D’une part, créés de la terre et de la poussière (Gn 2, 7), nous sommes organiquement liés à la création ; nous en dépendons pour nous nourrir, nous vêtir, nous loger. D’autre part, créé « à l’image et à la ressemblance de Dieu » (Gn 1, 26), nous sommes appelés à transcender le monde matériel, à le sanctifier à travers notre propre sanctification, à le ramener à Dieu à travers notre propre union au Christ dans l’Esprit saint. Il y a donc entre l’homme et la création une interdépendance essentielle, vitale : l’un ne peut survivre sans l’autre. Si elle périt, il périra avec elle ; s’il chute, il l’entraîne avec lui vers la mort de la même manière que s’il monte vers Dieu, il l’élève avec lui dans le Royaume des cieux.

Telle est donc notre vocation: être les médiateurs entre Dieu et la nature, grandir dans une double relation où nous brûlons d’amour non seulement pour Dieu, mais « pour toute la création, pour les oiseaux, pour les bêtes de la terre » (Isaac le Syrien, VIIe s.), « jusqu’à ce que Dieu soit tout en » ( 1 Co 5, 28).

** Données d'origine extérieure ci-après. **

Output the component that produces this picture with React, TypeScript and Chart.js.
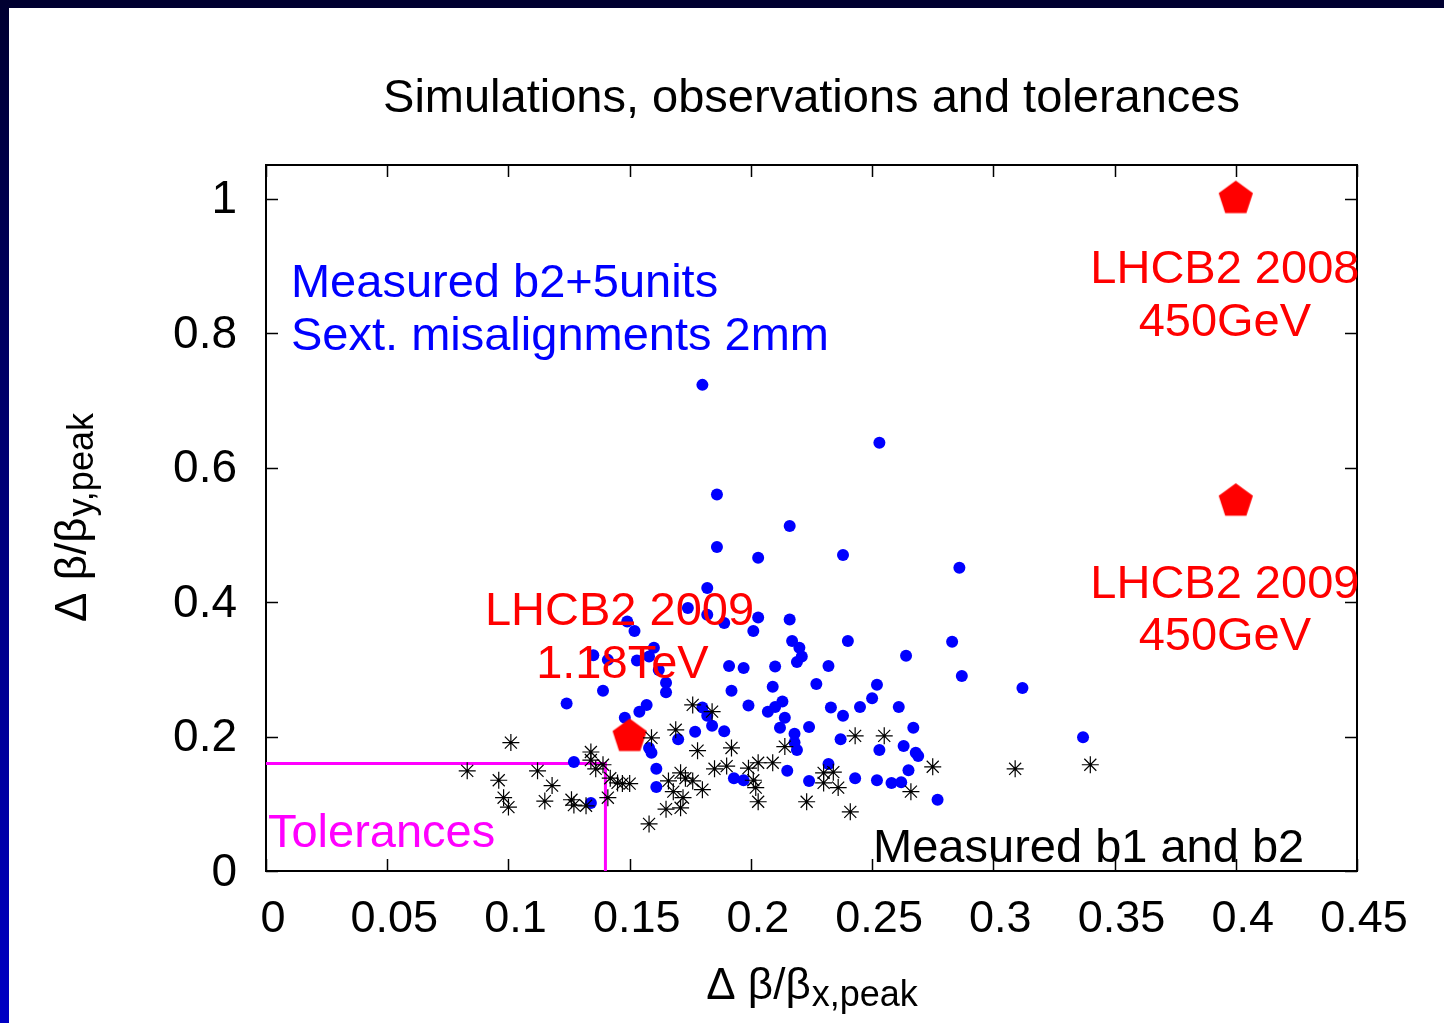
import React, { useEffect, useRef } from "react";
import { Chart, registerables } from "chart.js";

Chart.register(...registerables);

const FONT = "'Liberation Sans', Arial, Helvetica, sans-serif";

const TITLE = "Simulations, observations and tolerances";
const X_TICKS = [0, 0.05, 0.1, 0.15, 0.2, 0.25, 0.3, 0.35, 0.4, 0.45];
const Y_TICKS = [0, 0.2, 0.4, 0.6, 0.8, 1];
const X_MIN = 0;
const X_MAX = 0.45;
const Y_MIN = 0;
const Y_MAX = 1.05;

// Simulations: measured b2 + 5 units, sextupole misalignments 2mm (blue dots)
const SIM_X = [
  0.180, 0.253, 0.186, 0.186, 0.216, 0.203, 0.238, 0.286, 0.182, 0.174,
  0.182, 0.189, 0.203, 0.201, 0.149, 0.152, 0.216, 0.217, 0.220, 0.221,
  0.219, 0.240, 0.283, 0.264, 0.287, 0.312, 0.337, 0.135, 0.141, 0.153,
  0.160, 0.158, 0.162, 0.165, 0.165, 0.139, 0.124, 0.157, 0.154, 0.148,
  0.191, 0.197, 0.210, 0.232, 0.192, 0.209, 0.227, 0.252, 0.250, 0.245,
  0.261, 0.233, 0.238, 0.199, 0.213, 0.210, 0.207, 0.214, 0.212, 0.224,
  0.218, 0.218, 0.219, 0.237, 0.267, 0.263, 0.253, 0.268, 0.269, 0.265,
  0.180, 0.184, 0.177, 0.189, 0.170, 0.193, 0.197, 0.215, 0.224, 0.232,
  0.243, 0.252, 0.258, 0.262, 0.277, 0.158, 0.159, 0.161, 0.161, 0.127,
  0.134, 0.182,
];
const SIM_Y = [
  0.723, 0.637, 0.560, 0.482, 0.513, 0.466, 0.470, 0.451, 0.421, 0.391,
  0.381, 0.369, 0.377, 0.357, 0.371, 0.357, 0.374, 0.342, 0.332, 0.319,
  0.311, 0.342, 0.341, 0.320, 0.290, 0.272, 0.199, 0.321, 0.314, 0.313,
  0.332, 0.319, 0.299, 0.280, 0.266, 0.268, 0.249, 0.247, 0.237, 0.228,
  0.305, 0.302, 0.304, 0.305, 0.268, 0.274, 0.278, 0.277, 0.257, 0.244,
  0.244, 0.243, 0.231, 0.246, 0.252, 0.244, 0.237, 0.228, 0.213, 0.214,
  0.204, 0.191, 0.180, 0.196, 0.213, 0.186, 0.180, 0.176, 0.171, 0.150,
  0.243, 0.216, 0.207, 0.208, 0.196, 0.138, 0.135, 0.149, 0.134, 0.159,
  0.138, 0.135, 0.131, 0.132, 0.106, 0.183, 0.176, 0.152, 0.125, 0.162,
  0.101, 0.231,
];

// Measured b1 and b2 (black asterisks)
const MEAS_X = [
  0.083, 0.096, 0.101, 0.098, 0.100, 0.112, 0.118, 0.115, 0.126, 0.127,
  0.132, 0.134, 0.134, 0.136, 0.139, 0.142, 0.145, 0.147, 0.150, 0.141,
  0.159, 0.169, 0.176, 0.184, 0.178, 0.192, 0.214, 0.166, 0.171, 0.173,
  0.176, 0.168, 0.172, 0.171, 0.165, 0.158, 0.180, 0.185, 0.190, 0.199,
  0.203, 0.209, 0.201, 0.202, 0.203, 0.223, 0.230, 0.234, 0.230, 0.236,
  0.243, 0.255, 0.266, 0.275, 0.241, 0.309, 0.340,
];
const MEAS_Y = [
  0.149, 0.135, 0.191, 0.109, 0.095, 0.149, 0.127, 0.104, 0.106, 0.098,
  0.097, 0.177, 0.165, 0.152, 0.158, 0.138, 0.131, 0.130, 0.130, 0.109,
  0.198, 0.210, 0.247, 0.237, 0.179, 0.183, 0.185, 0.134, 0.146, 0.138,
  0.134, 0.118, 0.109, 0.094, 0.092, 0.070, 0.121, 0.152, 0.156, 0.153,
  0.161, 0.161, 0.135, 0.124, 0.103, 0.103, 0.146, 0.147, 0.131, 0.124,
  0.201, 0.201, 0.118, 0.155, 0.088, 0.152, 0.158,
];

// LHC B2 observations (red pentagons)
const LHC_X = [0.4, 0.4, 0.15];
const LHC_Y = [1.0, 0.55, 0.2];

// Tolerance box
const TOL_X = [0, 0.14, 0.14];
const TOL_Y = [0.16, 0.16, 0];

// Annotations: [text, x, y, align, color]
const NOTES: [string, number, number, CanvasTextAlign, string][] = [
  ["Measured b2+5units", 0.0103, 0.854, "left", "#0000ff"],
  ["Sext. misalignments 2mm", 0.0103, 0.775, "left", "#0000ff"],
  ["LHCB2 2008", 0.3955, 0.875, "center", "#ff0000"],
  ["450GeV", 0.3955, 0.796, "center", "#ff0000"],
  ["LHCB2 2009", 0.3955, 0.406, "center", "#ff0000"],
  ["450GeV", 0.3955, 0.329, "center", "#ff0000"],
  ["LHCB2 2009", 0.1458, 0.366, "center", "#ff0000"],
  ["1.18TeV", 0.147, 0.287, "center", "#ff0000"],
  ["Tolerances", 0.0008, 0.0357, "left", "#ff00ff"],
  ["Measured b1 and b2", 0.2504, 0.0134, "left", "#000000"],
];

function zip(xs: number[], ys: number[]) {
  return xs.map((x, i) => ({ x, y: ys[i] }));
}

function makePentagon(R: number, color: string) {
  const size = Math.ceil(R * 2 + 4);
  const c = document.createElement("canvas");
  c.width = size;
  c.height = size;
  const ctx = c.getContext("2d")!;
  ctx.fillStyle = color;
  ctx.beginPath();
  for (let i = 0; i < 5; i++) {
    const a = -Math.PI / 2 + (i * 2 * Math.PI) / 5;
    const px = size / 2 + R * Math.cos(a);
    const py = size / 2 + R * Math.sin(a);
    if (i === 0) ctx.moveTo(px, py);
    else ctx.lineTo(px, py);
  }
  ctx.closePath();
  ctx.fill();
  return c;
}

const fmt = (v: number) => String(Number(v.toFixed(3)));

const decorPlugin = {
  id: "decor",
  beforeDraw(chart: any) {
    const { ctx, width, height } = chart;
    ctx.save();
    ctx.fillStyle = "#ffffff";
    ctx.fillRect(0, 0, width, height);
    const g = ctx.createLinearGradient(0, 0, 0, height);
    g.addColorStop(0, "#000030");
    g.addColorStop(1, "#0000c4");
    ctx.fillStyle = g;
    ctx.fillRect(0, 0, width, 8);
    ctx.fillRect(0, 0, 9, height);
    ctx.restore();
  },
  beforeDatasetsDraw(chart: any) {
    const { ctx, chartArea: a, scales } = chart;
    const xs = scales.x;
    const ys = scales.y;
    ctx.save();
    ctx.strokeStyle = "#000000";
    ctx.lineWidth = 1.5;
    const tl = 12;
    ctx.beginPath();
    for (const t of xs.ticks) {
      const px = Math.round(xs.getPixelForValue(t.value)) + 0.5;
      ctx.moveTo(px, a.bottom);
      ctx.lineTo(px, a.bottom - tl);
      ctx.moveTo(px, a.top);
      ctx.lineTo(px, a.top + tl);
    }
    for (const t of ys.ticks) {
      const py = Math.round(ys.getPixelForValue(t.value)) + 0.5;
      ctx.moveTo(a.left, py);
      ctx.lineTo(a.left + tl, py);
      ctx.moveTo(a.right, py);
      ctx.lineTo(a.right - tl, py);
    }
    ctx.stroke();
    ctx.lineWidth = 2;
    ctx.strokeRect(a.left, a.top, a.right - a.left, a.bottom - a.top);
    ctx.restore();
  },
  afterDatasetsDraw(chart: any) {
    const { ctx, scales } = chart;
    ctx.save();
    ctx.font = `47px ${FONT}`;
    ctx.textBaseline = "alphabetic";
    for (const [text, x, y, align, color] of NOTES) {
      ctx.fillStyle = color;
      ctx.textAlign = align;
      ctx.fillText(text, scales.x.getPixelForValue(x), scales.y.getPixelForValue(y));
    }
    ctx.restore();
  },
  afterDraw(chart: any) {
    const { ctx, chartArea: a } = chart;
    ctx.save();
    ctx.fillStyle = "#000000";
    ctx.textBaseline = "alphabetic";
    // title
    ctx.font = `47px ${FONT}`;
    ctx.textAlign = "center";
    ctx.fillText(TITLE, (a.left + a.right) / 2, 112);
    // axis titles
    ctx.textAlign = "left";
    const main = "\u0394 \u03b2/\u03b2";
    const mainFont = `44px ${FONT}`;
    const subFont = `36px ${FONT}`;
    ctx.font = mainFont;
    const w1 = ctx.measureText(main).width;
    // x axis title
    ctx.font = subFont;
    const wx = ctx.measureText("x,peak").width;
    const wy = ctx.measureText("y,peak").width;
    let sx = (a.left + a.right) / 2 - (w1 + wx) / 2;
    ctx.font = mainFont;
    ctx.fillText(main, sx, 999);
    ctx.font = subFont;
    ctx.fillText("x,peak", sx + w1 + 1, 1006);
    // y axis title
    ctx.translate(86, (a.top + a.bottom) / 2);
    ctx.rotate(-Math.PI / 2);
    sx = -(w1 + wy) / 2;
    ctx.font = mainFont;
    ctx.fillText(main, sx, 0);
    ctx.font = subFont;
    ctx.fillText("y,peak", sx + w1 + 1, 7);
    ctx.restore();
  },
};

export default function App() {
  const ref = useRef<HTMLCanvasElement | null>(null);
  useEffect(() => {
    if (!ref.current) return;
    const pent = makePentagon(18, "#ff0000");
    const chart = new Chart(ref.current, {
      type: "scatter",
      data: {
        datasets: [
          {
            label: "Measured b1 and b2",
            data: zip(MEAS_X, MEAS_Y),
            pointStyle: "star",
            pointRadius: 8.5,
            borderColor: "#000000",
            backgroundColor: "#000000",
            borderWidth: 1.2,
          },
          {
            label: "LHCB2",
            data: zip(LHC_X, LHC_Y),
            pointStyle: pent as any,
            pointRadius: 18,
            backgroundColor: "#ff0000",
            borderWidth: 0,
          },
          {
            label: "Simulations",
            data: zip(SIM_X, SIM_Y),
            pointStyle: "circle",
            pointRadius: 6,
            backgroundColor: "#0000ff",
            borderColor: "#0000ff",
            borderWidth: 0,
          },
          {
            label: "Tolerances",
            data: zip(TOL_X, TOL_Y),
            showLine: true,
            pointRadius: 0,
            borderColor: "#ff00ff",
            borderWidth: 3,
            fill: false,
          },
        ],
      },
      options: {
        animation: false,
        responsive: false,
        devicePixelRatio: 1,
        events: [],
        layout: { padding: { top: 165, right: 87, left: 0, bottom: 0 } },
        plugins: {
          legend: { display: false },
          title: { display: false },
          tooltip: { enabled: false },
        },
        scales: {
          x: {
            type: "linear",
            min: X_MIN,
            max: X_MAX,
            afterFit: (s: any) => {
              s.height = 152;
            },
            afterBuildTicks: (s: any) => {
              s.ticks = X_TICKS.map((v) => ({ value: v }));
            },
            grid: { display: false, drawTicks: false },
            border: { display: false },
            ticks: {
              autoSkip: false,
              maxRotation: 0,
              padding: 22,
              labelOffset: 7,
              color: "#000000",
              font: { family: FONT, size: 45 },
              callback: (v: any) => fmt(Number(v)),
            },
          },
          y: {
            type: "linear",
            min: Y_MIN,
            max: Y_MAX,
            afterFit: (s: any) => {
              s.width = 266;
            },
            afterBuildTicks: (s: any) => {
              s.ticks = Y_TICKS.map((v) => ({ value: v }));
            },
            grid: { display: false, drawTicks: false },
            border: { display: false },
            ticks: {
              autoSkip: false,
              padding: 29,
              labelOffset: 2,
              color: "#000000",
              font: { family: FONT, size: 46 },
              callback: (v: any) => fmt(Number(v)),
            },
          },
        },
      },
      plugins: [decorPlugin],
    });
    return () => chart.destroy();
  }, []);
  return (
    <div style={{ position: "fixed", left: 0, top: 0, width: 1444, height: 1023, background: "#fff" }}>
      <canvas ref={ref} width={1444} height={1023} style={{ display: "block", width: 1444, height: 1023 }} />
    </div>
  );
}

Comme disait le grand théologien roumain Dumitru Staniloae, « le monde n’est pas seulement un don, mais une tâche pour l’homme ». Une tâche qui engage notre liberté et notre responsabilité, qui nous place devant des choix : agissons-nous avec la nature comme des individus égoïstes qui se croient le centre du monde ou comme des personnes en quête de communion ? Considérons-nous les autres créatures comme des moyens de satisfaire nos désirs infinis de consommateurs, ou comme des espaces de rencontre avec Dieu ? Quel type de regard portons-nous sur le monde : contemplatif ou prédateur ?

Dieu nous a donné le monde non pas pour le défigurer, mais pour le transfigurer. Non pas pour l’exploiter, mais pour le cultiver et le réoffrir à Dieu en action de grâces. Non pas pour être ses maîtres tout-puissants – au risque d’en devenir ses esclaves à travers l’asservissement à nos passions matérielles – mais ses prêtres.

Devenir prêtre du monde, c’est entrer dans un mode d’être relationnel, une attitude eucharistique et de co-participation centrée sur l’amour et la communion, fondée sur une metanoia permanente, l’humilité, l’action de grâces, la transformation créatrice, l’offrande et le partage.

Ce texte est une version très raccourcie et synthétique d’une étude parue dans Buisson ardent, Cahiers Saint-Silouane l’Athonite, Ed. Sel de la Terre, n° 9, 2003, p. 79-105, lequel était une version amplifiée d’une étude : Le respect de la création, Christus,n° 195, juillet 2002, p. 327-334.